Research looks at ways to minimize effects of biofouling in marine renewables

21 February 2018

The International Centre of Island Technology (ICIT) and the European Marine Energy Centre (EMEC) are working together on a year-long project to research practical strategies to minimize the impacts of biofouling for the marine renewable energy (MRE) industry. 

Biofouling, the settlement and growth of organisms on submerged structures, is a major issue for the MRE industry. The presence of biofouling can decrease the efficiency of energy generation and lead to corrosion which can reduce the survivability of technologies.

Funded by NERC Knowledge Exchange Fellowship, the ‘Biofouling in Renewable Energy Environments – Marine’ (BioFREE) project will focus on developing a knowledge network of biofouling experts to work closely with marine energy test sites and technology developers to gather data, share experiences, and formulate expertise on addressing biofouling impacts.

The aim of BioFREE is to increase energy efficiency and device reliability within the MRE industry by identifying, assessing and managing fouling organisms located in varying habitats with contrasting organisms and seasons.

The BioFREE project will also identify and promote the positive impacts that the MRE industry can have on the marine environment by exploring mooring systems designed to enhance habitats for certain species.

The field research will be carried out at EMEC’s wave and tidal energy test sites in partnership with other test centres in North and South America, Asia, and Europe, where various arrays of panels populated with anti-fouling coatings will be deployed to develop a standard operating procedure for MRE biofouling monitoring.
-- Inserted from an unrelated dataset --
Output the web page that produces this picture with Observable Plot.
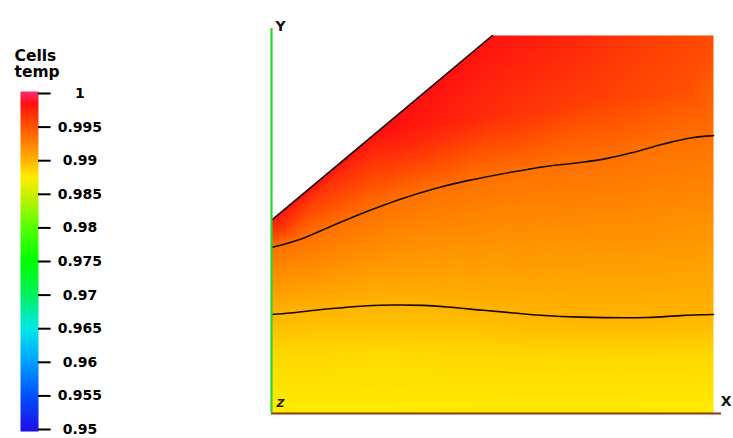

The Marine Energy Research and Innovation Centre (MERIC) in Chile and The Northwest National Marine Renewable Energy Centre in Oregon are among the research centres that are involved.
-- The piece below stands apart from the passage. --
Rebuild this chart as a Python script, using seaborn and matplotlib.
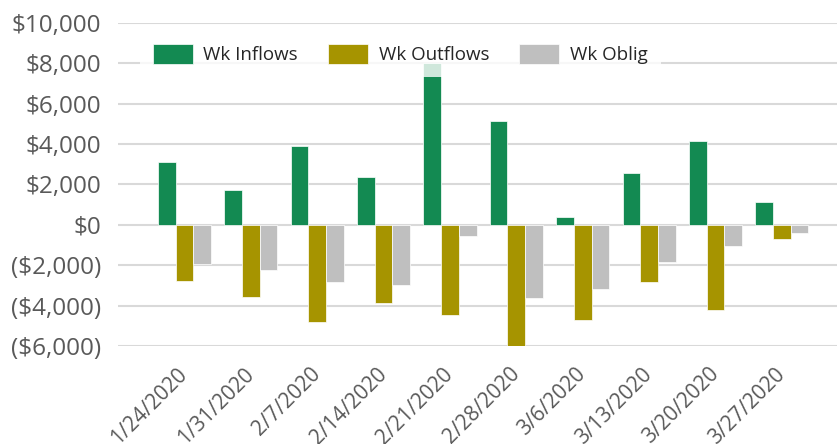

 “The location of our campus in Orkney and our close working relationship with EMEC will provide maximum opportunities for our scientists to work closely together with developers to improve the knowledge regarding settlement of target fouling organisms. This knowledge will help develop enhanced antifouling solutions for the sector,” commented Joanne Porter, Associate Professor Marine Biology, ICIT. “ICIT and EMEC are keen to build the BioFREE network of partners, and urge interested parties to get in touch.”